The attraction is obvious: the concept is straightforward, the components are usually easy to inspect, and the fastening process is familiar to most installers. But that simplicity can create a false sense of flexibility. Shield anchors are not universal. They depend heavily on base material condition, hole quality, embedment depth, and correct tightening. If one of those variables is off, performance can fall away quickly.
Quick Buyer Takeaways
If you are comparing fastening options, a shield anchor is worth considering when you need a mechanical anchor for solid concrete or masonry and the job benefits from straightforward installation. It is less forgiving when the substrate is weak, crumbly, or highly variable. It also demands good workmanship; a poorly drilled hole can undermine an otherwise sound design.

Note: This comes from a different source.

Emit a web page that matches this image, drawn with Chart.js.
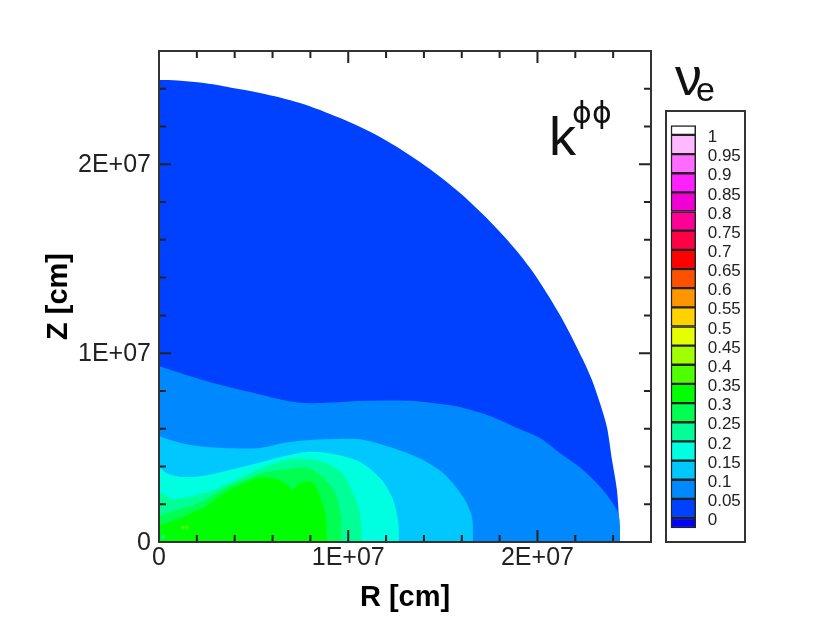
<!DOCTYPE html>
<html>
<head>
<meta charset="utf-8">
<script src="https://cdn.jsdelivr.net/npm/chart.js@4/dist/chart.umd.min.js"></script>
<style>
html,body{margin:0;padding:0;background:#fff;width:830px;height:633px;overflow:hidden}
#page{position:relative;width:830px;height:633px;filter:blur(0.55px)}
#main{position:absolute;left:0;top:0}
#box{position:absolute;left:665px;top:110px;width:81px;height:433px;box-sizing:border-box;border:2px solid #333}
#bar{display:block}
</style>
</head>
<body>
<div id="page">
<canvas id="main" width="830" height="633"></canvas>
<div id="box"><canvas id="bar" width="77" height="429"></canvas></div>
</div>
<script>
// All R/Z values are in units of 1E+07 cm.
const starR = [0,0.100,0.217,0.307,0.375,0.534,0.745,0.957,1.168,1.379,1.591,1.802,1.961,2.119,2.241,2.288,2.330,2.367,2.394,2.420,2.431,2.436];
const starZ = [2.446,2.444,2.433,2.420,2.407,2.378,2.325,2.245,2.145,2.012,1.848,1.642,1.451,1.202,0.964,0.858,0.736,0.609,0.434,0.275,0.116,0];

const level005R = [0,0.127,0.307,0.481,0.655,0.761,0.888,1.099,1.326,1.485,1.591,1.749,1.892,2.013,2.119,2.241,2.346,2.420,2.434,2.436];
const level005Z = [0.932,0.890,0.837,0.794,0.752,0.736,0.738,0.748,0.748,0.731,0.715,0.667,0.604,0.551,0.471,0.381,0.275,0.169,0.116,0];

const level010R = [0,0.058,0.164,0.338,0.534,0.655,0.798,1.046,1.184,1.363,1.501,1.607,1.654,1.659];
const level010Z = [0.561,0.540,0.514,0.498,0.498,0.524,0.540,0.545,0.514,0.450,0.365,0.238,0.132,0];

const level015R = [0,0.048,0.122,0.227,0.333,0.439,0.544,0.666,0.782,0.920,1.062,1.168,1.231,1.263,1.268];
const level015Z = [0.397,0.360,0.344,0.349,0.371,0.397,0.424,0.455,0.477,0.466,0.424,0.339,0.238,0.116,0];

const level020R = [0,0.069,0.153,0.259,0.349,0.439,0.544,0.676,0.761,0.867,0.967,1.025,1.062,1.073];
const level020Z = [0.265,0.228,0.238,0.265,0.302,0.344,0.392,0.434,0.440,0.424,0.365,0.259,0.154,0];

const level025R = [0,0.048,0.153,0.243,0.349,0.454,0.544,0.676,0.782,0.867,0.930,0.962,0.963];
const level025Z = [0.138,0.154,0.185,0.222,0.286,0.328,0.365,0.387,0.392,0.344,0.259,0.132,0];

const level030R = [0,0.085,0.174,0.243,0.312,0.402,0.523,0.597,0.655,0.708,0.745,0.787,0.824,0.851,0.877,0.888];
const level030Z = [0.085,0.116,0.154,0.185,0.238,0.291,0.339,0.339,0.318,0.281,0.312,0.323,0.302,0.238,0.154,0];

const spotR = [0.127,0.148];
const spotZ = [0.077,0.077];
const cornerR = [0.021];
const cornerZ = [0.026];

const bandLow = [-0.026,0,0.05,0.1,0.15,0.2,0.25,0.3,0.35,0.4,0.45,0.5,0.55,0.6,0.65,0.7,0.75,0.8,0.85,0.9,0.95,1];
const bandHigh = [0,0.05,0.1,0.15,0.2,0.25,0.3,0.35,0.4,0.45,0.5,0.55,0.6,0.65,0.7,0.75,0.8,0.85,0.9,0.95,1,1.024];
const bandColors = ['#0000ff','#0040ff','#0088ff','#00c8ff','#00ffe0','#00ff96','#00ff50','#00ff00','#50ff00','#a0ff00','#e6ff00','#ffd200','#ff9600','#ff5000','#ff0000','#ff0046','#ff0096','#f000d2','#ff20ff','#ff6cff','#ffb9ff','#ffffff'];
const legendLevels = [0,0.05,0.1,0.15,0.2,0.25,0.3,0.35,0.4,0.45,0.5,0.55,0.6,0.65,0.7,0.75,0.8,0.85,0.9,0.95,1];
const legendLabels = ['0','0.05','0.1','0.15','0.2','0.25','0.3','0.35','0.4','0.45','0.5','0.55','0.6','0.65','0.7','0.75','0.8','0.85','0.9','0.95','1'];

const axisTicks = [0,0.2,0.4,0.6,0.8,1,1.2,1.4,1.6,1.8,2,2.2,2.4,2.6];
const majorTicks = [0,1,2];
const majorLabels = ['0','1E+07','2E+07'];
const UNIT = 1e7;
const FONT = '"Liberation Sans", Arial, sans-serif';
const INK = '#222';

function pts(r, z) { return r.map((v, i) => ({ x: v * UNIT, y: z[i] * UNIT })); }

const layers = [
  [starR, starZ, '#0040ff'],
  [level005R, level005Z, '#0088ff'],
  [level010R, level010Z, '#00c8ff'],
  [level015R, level015Z, '#00ffe0'],
  [level020R, level020Z, '#00ff96'],
  [level025R, level025Z, '#00ff50'],
  [level030R, level030Z, '#00ff00']
];

const datasets = layers.map((l, i) => ({
  data: pts(l[0], l[1]),
  showLine: true, fill: 'origin', backgroundColor: l[2],
  borderWidth: 0, pointRadius: 0, tension: 0.3,
  order: layers.length + 2 - i
}));
datasets.push({ data: pts(spotR, spotZ), showLine: false, pointRadius: 1.6, pointBorderWidth: 0, pointBackgroundColor: '#60ff00', order: 1 });
datasets.push({ data: pts(cornerR, cornerZ), showLine: false, pointRadius: 2, pointBorderWidth: 0, pointBackgroundColor: '#00ff96', order: 0 });

const framePlugin = {
  id: 'frame',
  afterDraw(chart) {
    const { ctx, chartArea: a, scales: { x, y } } = chart;
    ctx.save();
    ctx.strokeStyle = INK;
    ctx.lineWidth = 2;
    ctx.beginPath();
    axisTicks.forEach(t => {
      const len = majorTicks.includes(t) ? 12 : 7;
      const px = x.getPixelForValue(t * UNIT);
      const py = y.getPixelForValue(t * UNIT);
      ctx.moveTo(px, a.bottom); ctx.lineTo(px, a.bottom - len);
      ctx.moveTo(px, a.top); ctx.lineTo(px, a.top + len);
      ctx.moveTo(a.left, py); ctx.lineTo(a.left + len, py);
      ctx.moveTo(a.right, py); ctx.lineTo(a.right - len, py);
    });
    ctx.stroke();
    ctx.strokeStyle = '#333';
    ctx.strokeRect(a.left, a.top, a.right - a.left, a.bottom - a.top);

    ctx.fillStyle = '#111';
    ctx.textBaseline = 'alphabetic';
    ctx.textAlign = 'left';
    ctx.font = '54px ' + FONT;
    ctx.fillText('k', 549, 155);
    ctx.font = '30px "DejaVu Sans", ' + FONT;
    ctx.fillText('\u03D5', 572, 123);
    ctx.fillText('\u03D5', 592, 123);
    ctx.font = '54px ' + FONT;
    ctx.fillText('\u03BD', 675, 95);
    ctx.font = '34px ' + FONT;
    ctx.fillText('e', 696, 101);
    ctx.restore();
  }
};

const majorBuild = s => { s.ticks = majorTicks.map(v => ({ value: v * UNIT })); };
const tickText = v => majorLabels[majorTicks.indexOf(v / UNIT)];

new Chart(document.getElementById('main'), {
  type: 'scatter',
  data: { datasets },
  plugins: [framePlugin],
  options: {
    responsive: false, animation: false, devicePixelRatio: 1,
    layout: { padding: { left: 39, right: 179, top: 51, bottom: 11 } },
    plugins: { legend: { display: false }, tooltip: { enabled: false } },
    scales: {
      x: {
        type: 'linear', min: 0, max: 2.6 * UNIT,
        grid: { display: false, drawTicks: false }, border: { display: false },
        afterBuildTicks: majorBuild,
        afterFit: s => { s.height = 80; s.paddingLeft = 0; s.paddingRight = 0; },
        ticks: { maxRotation: 0, autoSkip: false, padding: 1.5, callback: tickText, color: INK, font: { family: FONT, size: 25 } },
        title: { display: true, text: 'R [cm]', color: '#000', padding: { top: 0, bottom: 7 }, font: { family: FONT, size: 29, weight: 'bold' } }
      },
      y: {
        type: 'linear', min: 0, max: 2.6 * UNIT,
        grid: { display: false, drawTicks: false }, border: { display: false },
        afterBuildTicks: majorBuild,
        afterFit: s => { s.width = 120; s.paddingTop = 0; s.paddingBottom = 0; },
        ticks: { autoSkip: false, padding: 8, labelOffset: 1, callback: tickText, color: INK, font: { family: FONT, size: 25 } },
        title: { display: true, text: 'Z [cm]', color: '#000', padding: { top: 3, bottom: 0 }, font: { family: FONT, size: 29, weight: 'bold' } }
      }
    }
  }
});

new Chart(document.getElementById('bar'), {
  type: 'bar',
  data: {
    labels: ['level'],
    datasets: bandColors.map((c, i) => ({
      data: [[bandLow[i], bandHigh[i]]],
      backgroundColor: c, borderColor: '#222', borderWidth: 1.5, borderSkipped: false,
      barPercentage: 1, categoryPercentage: 1, clip: false
    }))
  },
  options: {
    responsive: false, animation: false, devicePixelRatio: 1,
    layout: { padding: { left: 4, right: 0, top: 13.7, bottom: 13 } },
    plugins: { legend: { display: false }, tooltip: { enabled: false } },
    scales: {
      x: { stacked: true, display: false },
      y: {
        position: 'right', min: -0.026, max: 1.024,
        grid: { display: false, drawTicks: false }, border: { display: false },
        afterBuildTicks: s => { s.ticks = legendLevels.map(v => ({ value: v })); },
        afterFit: s => { s.width = 48.3; s.paddingTop = 0; s.paddingBottom = 0; },
        ticks: {
          autoSkip: false, padding: 12, labelOffset: 2.5, color: INK,
          callback: v => legendLabels[legendLevels.indexOf(v)],
          font: { family: FONT, size: 17 }
        }
      }
    }
  }
});
</script>
</body>
</html>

A practical buyer should ask four questions before placing an order: What base material is this going into? What load direction matters most? How will installers prepare the holes? And what level of repeatability do we need across multiple sites or operators?
Selection Criteria That Actually Matter
Base Material
Solid concrete behaves differently from brick or block, and the anchor should be matched accordingly. Hollow or degraded masonry can complicate expansion behavior. If the substrate is uncertain, caution is warranted; a shield anchor may not be the safest default choice.
Load Type
Pull-out load, shear load, vibration, and sustained service load do not behave the same way. Many purchasing mistakes happen when a part is selected for one load case and then asked to do another. For equipment brackets and service mounts, that distinction can matter more than nominal diameter.
Installation Consistency
Anchors fail in the field for reasons that are sometimes unglamorous: dust left in the hole, incorrect drilling depth, or installers over-torquing because the fastener “feels loose.” That last one is especially common. A shield anchor should be installed with discipline, not just muscle.
Material and Corrosion Exposure
General industry practice is to match the anchor material and finish to the environment. Dry indoor service is a very different problem from humid, outdoor, or chemically exposed locations. Buyers should be careful not to assume one finish works everywhere. That shortcut often becomes a maintenance issue later.
Common Mistakes in Procurement and Use
One recurring mistake is buying only by size. Diameter and length are important, but they do not tell the whole story. Another is assuming all masonry is “close enough” to concrete. It is not. A third is treating installation instructions as optional. With shield-style fastening, installation quality is part of the product’s performance, not an afterthought.
There is also a sourcing-side trap: specifying a shield anchor for an application that would be better served by a different anchor type altogether. Expansion anchors are not the answer for every base material or every load profile. Sometimes a different mechanical anchor, or even a chemical anchoring approach, is the more disciplined choice. That depends on the application, not the catalog photo.
Practical Advice for Engineers and Sourcing Teams
Before approving a shield anchor for production use, ask for clear application details from the supplier: suitable substrate, recommended drill size, installation method, and any cautions on edge distance or spacing. If those details are vague, treat that as a warning sign. Good fastening systems are usually supported by good documentation.
It also helps to standardize installation steps internally. The best anchor in the world is still vulnerable to sloppy site practice. For multi-site programs, a short installation guide can prevent a surprising amount of rework.
FAQ: Shield Anchor Basics
Is a shield anchor suitable for all masonry?
No. It is generally better suited to solid, reliable base materials. Hollow or weak masonry may require a different fixing method.
What makes shield anchor performance inconsistent?
Hole quality, substrate variation, incorrect tightening, and poor cleaning are common causes. The anchor often gets blamed when the installation process is the real issue.
Should buyers focus on diameter first?
Diameter matters, but not before confirming the substrate and load conditions. Those determine whether the product is appropriate at all.
Next Step for a Better Sourcing Decision
If you are evaluating shield anchor options for a project, start with the base material and load case, then work outward to installation method and environmental exposure. That sequence avoids a lot of expensive second-guessing later. For teams comparing multiple fastening solutions, the most useful supplier is the one that can discuss the application honestly, including the limits. In fastening, a cautious recommendation is usually the more useful one.